September 22, 2012

Going a different route.

I've decided I'm going to start being more candid about my life on my blog. I don't really get into anything personal but I'd like to start. I constantly find myself not knowing what to blog about. So, I thought I'd open up about my life more and our journey to get pregnant. With that being said let me explain a little about what's happened this far.

Over two years ago I had the IUD (aka Mirena) removed. I was told by my doctor that it shouldn't take me long maybe three months and I'd end up pregnant. I also read online from other women that it happened quick for them too. It's now over 2 years later and countless negative pregnancy tests. I can't even tell you how disappointing and heartbreaking it is month after month to see negative results.

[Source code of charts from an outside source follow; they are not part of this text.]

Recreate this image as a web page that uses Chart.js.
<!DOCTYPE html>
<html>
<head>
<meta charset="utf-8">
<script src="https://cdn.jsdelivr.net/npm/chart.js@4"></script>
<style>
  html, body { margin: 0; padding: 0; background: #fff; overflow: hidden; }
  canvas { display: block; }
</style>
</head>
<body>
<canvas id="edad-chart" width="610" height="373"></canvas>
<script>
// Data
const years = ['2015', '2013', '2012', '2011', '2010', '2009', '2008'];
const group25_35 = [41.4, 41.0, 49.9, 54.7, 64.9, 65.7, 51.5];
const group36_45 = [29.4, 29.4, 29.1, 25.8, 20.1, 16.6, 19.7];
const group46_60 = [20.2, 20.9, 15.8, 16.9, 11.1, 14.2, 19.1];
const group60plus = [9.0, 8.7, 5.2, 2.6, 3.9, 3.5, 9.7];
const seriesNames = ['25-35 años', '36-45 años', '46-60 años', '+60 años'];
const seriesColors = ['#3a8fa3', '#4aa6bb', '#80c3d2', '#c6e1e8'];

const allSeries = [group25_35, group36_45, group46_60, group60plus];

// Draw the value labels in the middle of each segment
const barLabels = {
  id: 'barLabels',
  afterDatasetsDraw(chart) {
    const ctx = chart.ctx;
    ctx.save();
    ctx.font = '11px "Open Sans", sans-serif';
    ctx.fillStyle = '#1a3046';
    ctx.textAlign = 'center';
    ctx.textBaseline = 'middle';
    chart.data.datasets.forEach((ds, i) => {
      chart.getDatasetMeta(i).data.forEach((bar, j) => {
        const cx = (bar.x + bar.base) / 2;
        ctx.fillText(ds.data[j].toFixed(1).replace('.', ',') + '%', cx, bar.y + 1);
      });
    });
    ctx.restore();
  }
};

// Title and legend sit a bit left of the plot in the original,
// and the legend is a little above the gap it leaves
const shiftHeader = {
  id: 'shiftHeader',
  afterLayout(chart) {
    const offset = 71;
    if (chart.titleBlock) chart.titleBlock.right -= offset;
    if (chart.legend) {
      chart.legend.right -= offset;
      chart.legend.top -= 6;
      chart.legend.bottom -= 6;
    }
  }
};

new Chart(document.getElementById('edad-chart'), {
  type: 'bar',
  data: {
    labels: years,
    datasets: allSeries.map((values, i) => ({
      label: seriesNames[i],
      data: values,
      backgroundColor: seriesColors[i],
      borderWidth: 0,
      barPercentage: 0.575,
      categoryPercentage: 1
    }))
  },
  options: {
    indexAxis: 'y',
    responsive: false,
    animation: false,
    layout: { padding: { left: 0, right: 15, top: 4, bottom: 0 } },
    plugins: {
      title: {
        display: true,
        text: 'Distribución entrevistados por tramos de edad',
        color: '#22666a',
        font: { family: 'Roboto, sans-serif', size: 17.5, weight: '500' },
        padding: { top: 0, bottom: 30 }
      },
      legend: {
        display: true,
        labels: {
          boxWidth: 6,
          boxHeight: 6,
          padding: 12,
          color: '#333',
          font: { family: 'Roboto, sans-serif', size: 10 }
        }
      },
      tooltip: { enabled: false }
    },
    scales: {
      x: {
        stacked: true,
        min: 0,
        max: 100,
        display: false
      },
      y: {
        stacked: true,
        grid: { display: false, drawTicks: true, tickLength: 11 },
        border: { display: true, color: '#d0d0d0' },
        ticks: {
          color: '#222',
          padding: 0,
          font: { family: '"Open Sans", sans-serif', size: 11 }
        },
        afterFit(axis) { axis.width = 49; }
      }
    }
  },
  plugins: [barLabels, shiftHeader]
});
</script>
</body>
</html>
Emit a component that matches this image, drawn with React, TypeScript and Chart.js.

After 6 months with no menstrual cycle (I'm irregular but have never gone more than 3 months) I honestly thought something was crazy wrong with me. Could it be my uterus? Maybe my thyroid? I didn't know. I sat in bed one night and with tears running down my face expressed my worries to Paul about it. He told me to call the dr first thing the next morning and schedule an appointment to be checked out. Mind you, I'd already taken 3 HPT and all were negative. So, I knew deep down I wasn't pregnant.

Finally, after three long weeks of waiting for my appointment to see the dr, I expressed to him my worries and how I'd been interested in fertility drugs to move this process along. He agreed that fertility drugs were the next step in my journey. We also did blood tests on my thyroid, uterus, etc. All the tests came back perfect. There is thankfully nothing wrong with me & I have no cancer. I was so relieved.

Next week, I start my first round of Clomiphene, a fertility drug that I've done lots of reading about and have read lots of positive success stories from woman who have gotten pregnant from their first round! So, I'm feeling positive about this next step and I hope with everything in my body that this is finally what will help us in becoming pregnant! Fingers crossed.